Dataset section
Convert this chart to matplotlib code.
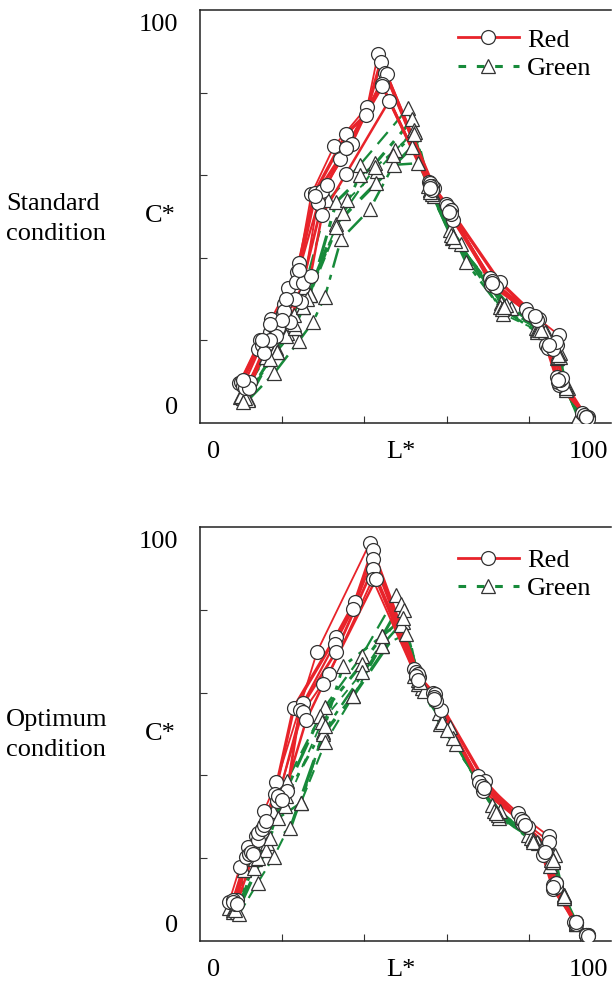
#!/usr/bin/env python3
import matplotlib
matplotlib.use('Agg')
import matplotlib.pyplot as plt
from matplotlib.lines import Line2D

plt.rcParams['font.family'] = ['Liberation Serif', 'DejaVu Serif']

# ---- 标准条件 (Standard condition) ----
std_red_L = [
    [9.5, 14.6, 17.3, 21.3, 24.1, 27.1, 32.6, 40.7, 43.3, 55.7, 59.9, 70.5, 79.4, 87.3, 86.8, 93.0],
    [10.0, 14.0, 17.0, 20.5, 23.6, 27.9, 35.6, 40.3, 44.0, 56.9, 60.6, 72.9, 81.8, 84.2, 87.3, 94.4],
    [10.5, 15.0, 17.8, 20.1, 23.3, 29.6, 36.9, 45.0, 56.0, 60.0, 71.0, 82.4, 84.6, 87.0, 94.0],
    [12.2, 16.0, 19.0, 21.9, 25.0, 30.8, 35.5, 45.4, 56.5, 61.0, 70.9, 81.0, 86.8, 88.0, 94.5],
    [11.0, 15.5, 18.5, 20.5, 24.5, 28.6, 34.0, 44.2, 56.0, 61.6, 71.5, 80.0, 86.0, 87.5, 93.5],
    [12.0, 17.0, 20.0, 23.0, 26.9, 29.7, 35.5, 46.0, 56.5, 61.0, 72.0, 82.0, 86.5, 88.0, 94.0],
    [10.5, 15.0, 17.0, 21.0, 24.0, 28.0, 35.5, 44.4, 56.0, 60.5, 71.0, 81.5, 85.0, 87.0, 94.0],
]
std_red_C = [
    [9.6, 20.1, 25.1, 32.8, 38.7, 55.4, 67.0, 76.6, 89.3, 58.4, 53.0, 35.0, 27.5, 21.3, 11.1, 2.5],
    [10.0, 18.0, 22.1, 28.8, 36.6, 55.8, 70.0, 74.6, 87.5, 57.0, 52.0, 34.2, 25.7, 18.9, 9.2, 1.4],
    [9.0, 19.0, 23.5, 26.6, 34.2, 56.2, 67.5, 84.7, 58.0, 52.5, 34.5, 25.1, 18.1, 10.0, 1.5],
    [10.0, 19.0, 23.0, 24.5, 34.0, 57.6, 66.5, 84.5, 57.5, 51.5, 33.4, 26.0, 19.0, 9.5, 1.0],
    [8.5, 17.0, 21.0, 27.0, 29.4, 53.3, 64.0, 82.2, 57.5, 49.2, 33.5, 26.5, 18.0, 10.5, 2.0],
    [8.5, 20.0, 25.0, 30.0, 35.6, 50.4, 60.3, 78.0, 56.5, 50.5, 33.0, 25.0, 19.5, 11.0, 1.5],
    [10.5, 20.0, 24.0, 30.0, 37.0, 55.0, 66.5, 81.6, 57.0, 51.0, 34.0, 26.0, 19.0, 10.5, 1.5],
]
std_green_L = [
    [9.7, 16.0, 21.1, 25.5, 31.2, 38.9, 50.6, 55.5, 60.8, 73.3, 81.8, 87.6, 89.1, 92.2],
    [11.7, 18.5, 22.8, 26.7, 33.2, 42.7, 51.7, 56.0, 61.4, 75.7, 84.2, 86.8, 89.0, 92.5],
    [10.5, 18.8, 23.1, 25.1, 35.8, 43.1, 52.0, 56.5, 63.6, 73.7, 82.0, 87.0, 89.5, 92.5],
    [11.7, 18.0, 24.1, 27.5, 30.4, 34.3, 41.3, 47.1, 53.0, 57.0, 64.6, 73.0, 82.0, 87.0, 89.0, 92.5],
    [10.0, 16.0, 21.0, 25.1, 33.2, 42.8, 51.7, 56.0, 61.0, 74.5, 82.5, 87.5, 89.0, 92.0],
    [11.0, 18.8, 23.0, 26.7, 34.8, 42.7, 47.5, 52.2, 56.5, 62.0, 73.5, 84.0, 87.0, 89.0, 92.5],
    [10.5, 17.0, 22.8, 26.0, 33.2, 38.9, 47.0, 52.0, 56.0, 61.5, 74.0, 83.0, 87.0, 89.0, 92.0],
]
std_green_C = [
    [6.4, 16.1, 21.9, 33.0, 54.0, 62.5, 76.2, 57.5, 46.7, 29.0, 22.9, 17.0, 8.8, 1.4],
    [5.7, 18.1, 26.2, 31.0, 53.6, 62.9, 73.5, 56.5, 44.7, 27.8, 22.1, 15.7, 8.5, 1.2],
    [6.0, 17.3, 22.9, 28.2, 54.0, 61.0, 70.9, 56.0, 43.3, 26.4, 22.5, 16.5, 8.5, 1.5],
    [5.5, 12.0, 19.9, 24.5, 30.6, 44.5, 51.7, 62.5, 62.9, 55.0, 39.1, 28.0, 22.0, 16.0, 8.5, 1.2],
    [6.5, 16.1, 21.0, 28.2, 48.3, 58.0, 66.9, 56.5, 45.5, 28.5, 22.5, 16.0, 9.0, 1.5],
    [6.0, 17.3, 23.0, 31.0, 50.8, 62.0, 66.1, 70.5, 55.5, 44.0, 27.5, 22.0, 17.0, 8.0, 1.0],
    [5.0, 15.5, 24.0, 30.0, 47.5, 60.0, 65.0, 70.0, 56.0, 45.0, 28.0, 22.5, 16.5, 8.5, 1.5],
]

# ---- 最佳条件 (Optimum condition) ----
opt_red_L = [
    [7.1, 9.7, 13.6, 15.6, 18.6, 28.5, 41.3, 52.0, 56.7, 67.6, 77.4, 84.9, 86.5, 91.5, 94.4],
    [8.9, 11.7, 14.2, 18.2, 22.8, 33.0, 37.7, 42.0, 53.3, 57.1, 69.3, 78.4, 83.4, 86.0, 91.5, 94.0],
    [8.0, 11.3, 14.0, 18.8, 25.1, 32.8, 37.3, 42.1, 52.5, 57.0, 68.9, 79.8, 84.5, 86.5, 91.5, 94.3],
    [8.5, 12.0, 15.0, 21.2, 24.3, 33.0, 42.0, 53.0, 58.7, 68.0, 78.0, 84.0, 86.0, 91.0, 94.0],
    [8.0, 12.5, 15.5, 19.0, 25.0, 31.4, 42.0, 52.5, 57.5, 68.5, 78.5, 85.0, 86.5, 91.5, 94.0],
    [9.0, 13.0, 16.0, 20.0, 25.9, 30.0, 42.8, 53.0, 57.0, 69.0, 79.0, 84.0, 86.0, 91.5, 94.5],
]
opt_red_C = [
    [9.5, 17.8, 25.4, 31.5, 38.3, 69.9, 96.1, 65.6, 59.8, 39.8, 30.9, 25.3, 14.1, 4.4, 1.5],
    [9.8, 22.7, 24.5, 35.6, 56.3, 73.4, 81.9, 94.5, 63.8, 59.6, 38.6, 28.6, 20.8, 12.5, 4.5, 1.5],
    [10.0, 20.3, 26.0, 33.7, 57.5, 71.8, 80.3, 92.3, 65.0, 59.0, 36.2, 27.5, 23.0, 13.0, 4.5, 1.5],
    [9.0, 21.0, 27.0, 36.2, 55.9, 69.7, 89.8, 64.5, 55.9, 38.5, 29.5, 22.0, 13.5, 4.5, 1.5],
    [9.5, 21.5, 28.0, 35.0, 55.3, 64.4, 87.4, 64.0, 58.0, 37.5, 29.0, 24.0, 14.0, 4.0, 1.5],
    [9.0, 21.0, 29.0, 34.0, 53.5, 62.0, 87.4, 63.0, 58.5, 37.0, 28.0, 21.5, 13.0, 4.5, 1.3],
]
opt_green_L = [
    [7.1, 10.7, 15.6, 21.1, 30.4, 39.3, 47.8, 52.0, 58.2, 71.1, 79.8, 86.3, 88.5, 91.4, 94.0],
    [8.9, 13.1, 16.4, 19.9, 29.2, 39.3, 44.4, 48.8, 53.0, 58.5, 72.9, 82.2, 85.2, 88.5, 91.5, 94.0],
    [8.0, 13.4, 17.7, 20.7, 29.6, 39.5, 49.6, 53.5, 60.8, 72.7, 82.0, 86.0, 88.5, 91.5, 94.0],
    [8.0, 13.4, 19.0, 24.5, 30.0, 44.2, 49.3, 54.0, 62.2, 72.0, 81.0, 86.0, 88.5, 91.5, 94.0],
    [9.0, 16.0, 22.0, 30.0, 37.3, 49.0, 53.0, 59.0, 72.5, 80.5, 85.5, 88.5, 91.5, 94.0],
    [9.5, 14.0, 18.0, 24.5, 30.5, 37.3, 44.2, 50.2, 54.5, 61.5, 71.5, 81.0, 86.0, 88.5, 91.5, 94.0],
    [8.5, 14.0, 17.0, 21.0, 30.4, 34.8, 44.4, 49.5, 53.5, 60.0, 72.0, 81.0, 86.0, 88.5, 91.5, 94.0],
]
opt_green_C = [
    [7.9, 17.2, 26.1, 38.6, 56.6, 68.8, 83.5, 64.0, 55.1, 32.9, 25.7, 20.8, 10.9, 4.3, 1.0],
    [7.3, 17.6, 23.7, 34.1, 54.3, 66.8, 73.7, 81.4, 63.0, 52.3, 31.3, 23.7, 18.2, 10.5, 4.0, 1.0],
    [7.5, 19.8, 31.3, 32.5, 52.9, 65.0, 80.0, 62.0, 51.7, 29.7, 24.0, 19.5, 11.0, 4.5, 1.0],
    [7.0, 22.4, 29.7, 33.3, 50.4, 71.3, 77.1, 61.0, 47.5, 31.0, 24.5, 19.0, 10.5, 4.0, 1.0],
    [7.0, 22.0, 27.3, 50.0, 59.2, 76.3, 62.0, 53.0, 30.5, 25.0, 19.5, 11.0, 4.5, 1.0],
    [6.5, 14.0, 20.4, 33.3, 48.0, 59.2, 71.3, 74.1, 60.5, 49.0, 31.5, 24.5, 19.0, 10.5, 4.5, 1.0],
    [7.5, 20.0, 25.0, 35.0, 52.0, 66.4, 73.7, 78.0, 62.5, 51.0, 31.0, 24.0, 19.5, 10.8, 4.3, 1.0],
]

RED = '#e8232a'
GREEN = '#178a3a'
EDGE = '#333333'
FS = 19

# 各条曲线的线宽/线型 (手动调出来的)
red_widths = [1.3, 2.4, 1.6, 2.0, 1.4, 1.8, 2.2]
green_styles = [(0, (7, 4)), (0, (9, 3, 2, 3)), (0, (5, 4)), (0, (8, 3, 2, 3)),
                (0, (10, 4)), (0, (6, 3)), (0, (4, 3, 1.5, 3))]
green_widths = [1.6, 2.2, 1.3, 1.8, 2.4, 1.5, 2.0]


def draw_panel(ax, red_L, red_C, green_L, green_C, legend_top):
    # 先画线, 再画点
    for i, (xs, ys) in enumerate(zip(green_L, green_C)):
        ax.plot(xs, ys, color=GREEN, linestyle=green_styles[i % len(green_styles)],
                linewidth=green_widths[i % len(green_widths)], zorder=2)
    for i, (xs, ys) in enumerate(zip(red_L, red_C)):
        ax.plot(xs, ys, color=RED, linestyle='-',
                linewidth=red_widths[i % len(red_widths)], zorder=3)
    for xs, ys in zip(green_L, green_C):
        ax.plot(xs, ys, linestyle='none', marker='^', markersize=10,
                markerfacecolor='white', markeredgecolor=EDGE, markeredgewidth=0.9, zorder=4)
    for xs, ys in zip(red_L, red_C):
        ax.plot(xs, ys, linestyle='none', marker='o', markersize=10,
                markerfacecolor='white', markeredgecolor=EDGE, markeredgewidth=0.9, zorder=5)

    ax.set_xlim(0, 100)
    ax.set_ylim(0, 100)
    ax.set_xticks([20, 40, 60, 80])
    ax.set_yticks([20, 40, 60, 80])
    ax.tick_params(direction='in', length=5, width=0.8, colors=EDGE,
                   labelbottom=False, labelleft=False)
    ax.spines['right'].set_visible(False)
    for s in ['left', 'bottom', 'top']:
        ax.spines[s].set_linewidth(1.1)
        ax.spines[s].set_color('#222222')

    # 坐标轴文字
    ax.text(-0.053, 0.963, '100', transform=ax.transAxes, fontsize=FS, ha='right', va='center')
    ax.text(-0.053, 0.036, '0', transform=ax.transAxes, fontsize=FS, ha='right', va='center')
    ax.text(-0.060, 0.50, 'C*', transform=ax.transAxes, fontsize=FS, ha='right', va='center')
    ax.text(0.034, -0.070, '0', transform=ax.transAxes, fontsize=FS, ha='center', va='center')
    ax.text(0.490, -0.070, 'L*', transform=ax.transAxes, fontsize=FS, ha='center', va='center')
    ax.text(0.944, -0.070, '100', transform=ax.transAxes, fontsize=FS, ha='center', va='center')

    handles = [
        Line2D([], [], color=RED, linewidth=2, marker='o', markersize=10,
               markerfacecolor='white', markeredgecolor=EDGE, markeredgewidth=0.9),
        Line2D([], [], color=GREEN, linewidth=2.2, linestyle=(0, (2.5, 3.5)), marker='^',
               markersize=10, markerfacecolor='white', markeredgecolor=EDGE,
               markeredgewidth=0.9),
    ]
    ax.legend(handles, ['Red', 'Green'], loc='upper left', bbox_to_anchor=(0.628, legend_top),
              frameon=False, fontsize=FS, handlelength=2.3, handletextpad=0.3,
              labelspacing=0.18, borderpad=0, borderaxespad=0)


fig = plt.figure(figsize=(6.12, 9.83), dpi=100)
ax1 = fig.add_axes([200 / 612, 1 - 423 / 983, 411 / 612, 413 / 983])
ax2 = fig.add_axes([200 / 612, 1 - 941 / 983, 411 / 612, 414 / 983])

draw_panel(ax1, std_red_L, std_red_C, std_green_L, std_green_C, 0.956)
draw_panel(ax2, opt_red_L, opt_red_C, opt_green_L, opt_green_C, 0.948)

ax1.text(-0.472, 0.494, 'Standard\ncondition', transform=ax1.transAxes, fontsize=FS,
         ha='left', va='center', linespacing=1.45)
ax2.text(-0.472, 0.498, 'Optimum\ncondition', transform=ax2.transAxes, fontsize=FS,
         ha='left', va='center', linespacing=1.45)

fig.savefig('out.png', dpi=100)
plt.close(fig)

Your instructions
The lines from the top of the data above through the one holding "plt.rcParams['font.family'] = ['Liberation" are to be repeated exactly, and only those, with no pictures.

Task output
Convert this chart to matplotlib code.
#!/usr/bin/env python3
import matplotlib
matplotlib.use('Agg')
import matplotlib.pyplot as plt
from matplotlib.lines import Line2D

plt.rcParams['font.family'] = ['Liberation Serif', 'DejaVu Serif']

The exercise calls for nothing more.